**Task brief**
Output the line that holds "Write the D3.js code for this chart.", the line that holds "var L = 83, R = 829, T = 28, B = 329;", and every line between them, exactly, but none of the pictures.

**Recorded data**
/---

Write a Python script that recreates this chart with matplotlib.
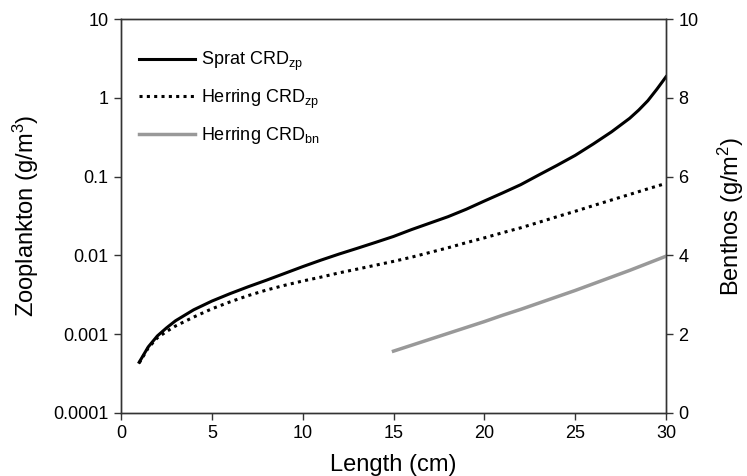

\---
/---

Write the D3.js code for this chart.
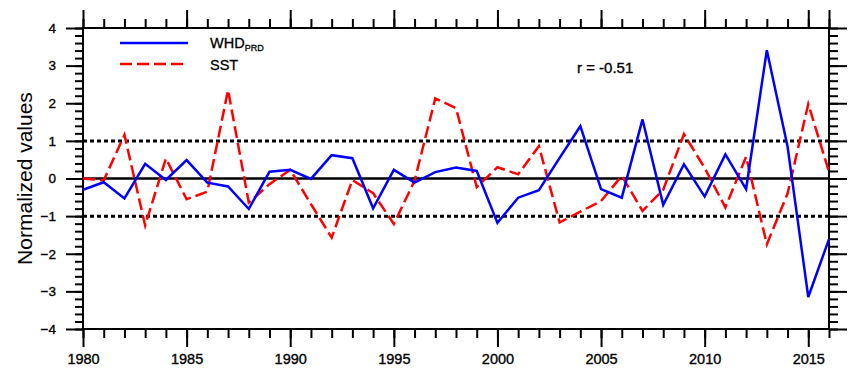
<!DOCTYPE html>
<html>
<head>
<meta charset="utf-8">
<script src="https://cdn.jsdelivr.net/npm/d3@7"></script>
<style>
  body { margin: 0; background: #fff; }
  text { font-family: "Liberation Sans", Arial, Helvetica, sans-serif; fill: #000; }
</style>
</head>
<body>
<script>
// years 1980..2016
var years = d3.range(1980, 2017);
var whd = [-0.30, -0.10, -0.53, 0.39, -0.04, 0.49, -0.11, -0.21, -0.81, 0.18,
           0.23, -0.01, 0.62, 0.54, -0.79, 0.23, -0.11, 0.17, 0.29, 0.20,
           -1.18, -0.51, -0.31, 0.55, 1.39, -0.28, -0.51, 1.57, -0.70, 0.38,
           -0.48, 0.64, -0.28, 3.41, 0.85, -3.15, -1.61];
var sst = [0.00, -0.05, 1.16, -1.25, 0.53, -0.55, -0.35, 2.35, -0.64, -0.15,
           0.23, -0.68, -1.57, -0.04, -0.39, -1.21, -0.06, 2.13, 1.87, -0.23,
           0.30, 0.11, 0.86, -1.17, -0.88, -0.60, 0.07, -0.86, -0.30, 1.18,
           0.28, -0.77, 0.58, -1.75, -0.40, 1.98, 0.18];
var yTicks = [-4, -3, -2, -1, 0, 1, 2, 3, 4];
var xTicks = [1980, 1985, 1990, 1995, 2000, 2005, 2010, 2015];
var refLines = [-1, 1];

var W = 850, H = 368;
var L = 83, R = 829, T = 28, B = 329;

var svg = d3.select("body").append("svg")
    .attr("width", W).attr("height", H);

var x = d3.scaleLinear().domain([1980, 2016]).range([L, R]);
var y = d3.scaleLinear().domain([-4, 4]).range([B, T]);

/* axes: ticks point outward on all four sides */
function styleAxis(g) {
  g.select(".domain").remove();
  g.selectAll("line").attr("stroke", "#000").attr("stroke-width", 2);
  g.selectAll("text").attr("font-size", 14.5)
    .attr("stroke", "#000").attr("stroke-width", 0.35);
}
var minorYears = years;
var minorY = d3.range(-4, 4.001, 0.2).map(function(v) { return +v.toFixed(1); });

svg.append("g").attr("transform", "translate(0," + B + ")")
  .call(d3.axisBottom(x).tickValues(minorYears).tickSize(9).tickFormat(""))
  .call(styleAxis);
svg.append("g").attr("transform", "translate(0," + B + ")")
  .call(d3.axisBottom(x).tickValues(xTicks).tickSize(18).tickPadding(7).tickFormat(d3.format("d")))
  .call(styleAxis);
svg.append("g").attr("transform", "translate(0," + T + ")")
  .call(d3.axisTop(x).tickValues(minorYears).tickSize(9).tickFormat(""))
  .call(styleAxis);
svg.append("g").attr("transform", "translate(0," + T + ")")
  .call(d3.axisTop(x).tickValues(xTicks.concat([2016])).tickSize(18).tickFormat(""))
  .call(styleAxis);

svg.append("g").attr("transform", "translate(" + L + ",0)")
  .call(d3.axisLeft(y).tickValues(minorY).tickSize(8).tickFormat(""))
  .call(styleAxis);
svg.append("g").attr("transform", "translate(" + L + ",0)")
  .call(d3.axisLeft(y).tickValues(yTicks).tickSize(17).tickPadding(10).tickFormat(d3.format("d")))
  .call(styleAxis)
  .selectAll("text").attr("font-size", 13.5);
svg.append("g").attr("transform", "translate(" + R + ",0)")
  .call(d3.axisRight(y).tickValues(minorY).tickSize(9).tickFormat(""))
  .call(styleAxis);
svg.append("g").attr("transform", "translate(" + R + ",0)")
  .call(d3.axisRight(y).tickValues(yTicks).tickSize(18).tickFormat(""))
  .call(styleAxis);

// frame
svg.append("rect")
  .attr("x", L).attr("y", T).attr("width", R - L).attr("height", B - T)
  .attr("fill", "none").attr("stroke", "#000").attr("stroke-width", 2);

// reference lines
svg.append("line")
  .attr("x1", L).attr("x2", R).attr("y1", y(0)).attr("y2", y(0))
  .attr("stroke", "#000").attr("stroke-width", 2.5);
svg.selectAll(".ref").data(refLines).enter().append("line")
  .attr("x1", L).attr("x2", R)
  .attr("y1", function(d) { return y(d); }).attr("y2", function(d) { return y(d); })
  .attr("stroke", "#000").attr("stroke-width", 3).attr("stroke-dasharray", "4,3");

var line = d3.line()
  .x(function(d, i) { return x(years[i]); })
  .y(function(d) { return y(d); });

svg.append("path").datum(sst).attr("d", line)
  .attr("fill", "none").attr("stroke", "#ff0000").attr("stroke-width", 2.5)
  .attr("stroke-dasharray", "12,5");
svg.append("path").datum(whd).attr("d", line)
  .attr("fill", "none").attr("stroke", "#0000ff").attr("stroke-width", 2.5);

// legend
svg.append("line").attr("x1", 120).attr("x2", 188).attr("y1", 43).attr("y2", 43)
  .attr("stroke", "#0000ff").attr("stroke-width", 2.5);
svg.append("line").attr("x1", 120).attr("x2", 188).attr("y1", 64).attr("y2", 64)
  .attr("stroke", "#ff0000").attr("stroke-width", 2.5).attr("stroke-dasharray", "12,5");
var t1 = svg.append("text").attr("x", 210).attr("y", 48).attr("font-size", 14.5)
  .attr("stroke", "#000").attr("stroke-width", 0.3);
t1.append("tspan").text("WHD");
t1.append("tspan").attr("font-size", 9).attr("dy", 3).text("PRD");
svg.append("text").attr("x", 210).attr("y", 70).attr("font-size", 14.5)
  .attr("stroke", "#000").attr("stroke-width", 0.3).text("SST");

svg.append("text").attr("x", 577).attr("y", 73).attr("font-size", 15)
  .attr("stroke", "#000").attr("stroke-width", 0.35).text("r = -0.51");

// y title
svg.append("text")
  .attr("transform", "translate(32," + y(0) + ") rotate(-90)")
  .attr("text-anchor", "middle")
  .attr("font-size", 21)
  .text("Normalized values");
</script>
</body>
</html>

\---

**Right answer**
Write the D3.js code for this chart.
<!DOCTYPE html>
<html>
<head>
<meta charset="utf-8">
<script src="https://cdn.jsdelivr.net/npm/d3@7"></script>
<style>
  body { margin: 0; background: #fff; }
  text { font-family: "Liberation Sans", Arial, Helvetica, sans-serif; fill: #000; }
</style>
</head>
<body>
<script>
// years 1980..2016
var years = d3.range(1980, 2017);
var whd = [-0.30, -0.10, -0.53, 0.39, -0.04, 0.49, -0.11, -0.21, -0.81, 0.18,
           0.23, -0.01, 0.62, 0.54, -0.79, 0.23, -0.11, 0.17, 0.29, 0.20,
           -1.18, -0.51, -0.31, 0.55, 1.39, -0.28, -0.51, 1.57, -0.70, 0.38,
           -0.48, 0.64, -0.28, 3.41, 0.85, -3.15, -1.61];
var sst = [0.00, -0.05, 1.16, -1.25, 0.53, -0.55, -0.35, 2.35, -0.64, -0.15,
           0.23, -0.68, -1.57, -0.04, -0.39, -1.21, -0.06, 2.13, 1.87, -0.23,
           0.30, 0.11, 0.86, -1.17, -0.88, -0.60, 0.07, -0.86, -0.30, 1.18,
           0.28, -0.77, 0.58, -1.75, -0.40, 1.98, 0.18];
var yTicks = [-4, -3, -2, -1, 0, 1, 2, 3, 4];
var xTicks = [1980, 1985, 1990, 1995, 2000, 2005, 2010, 2015];
var refLines = [-1, 1];

var W = 850, H = 368;
var L = 83, R = 829, T = 28, B = 329;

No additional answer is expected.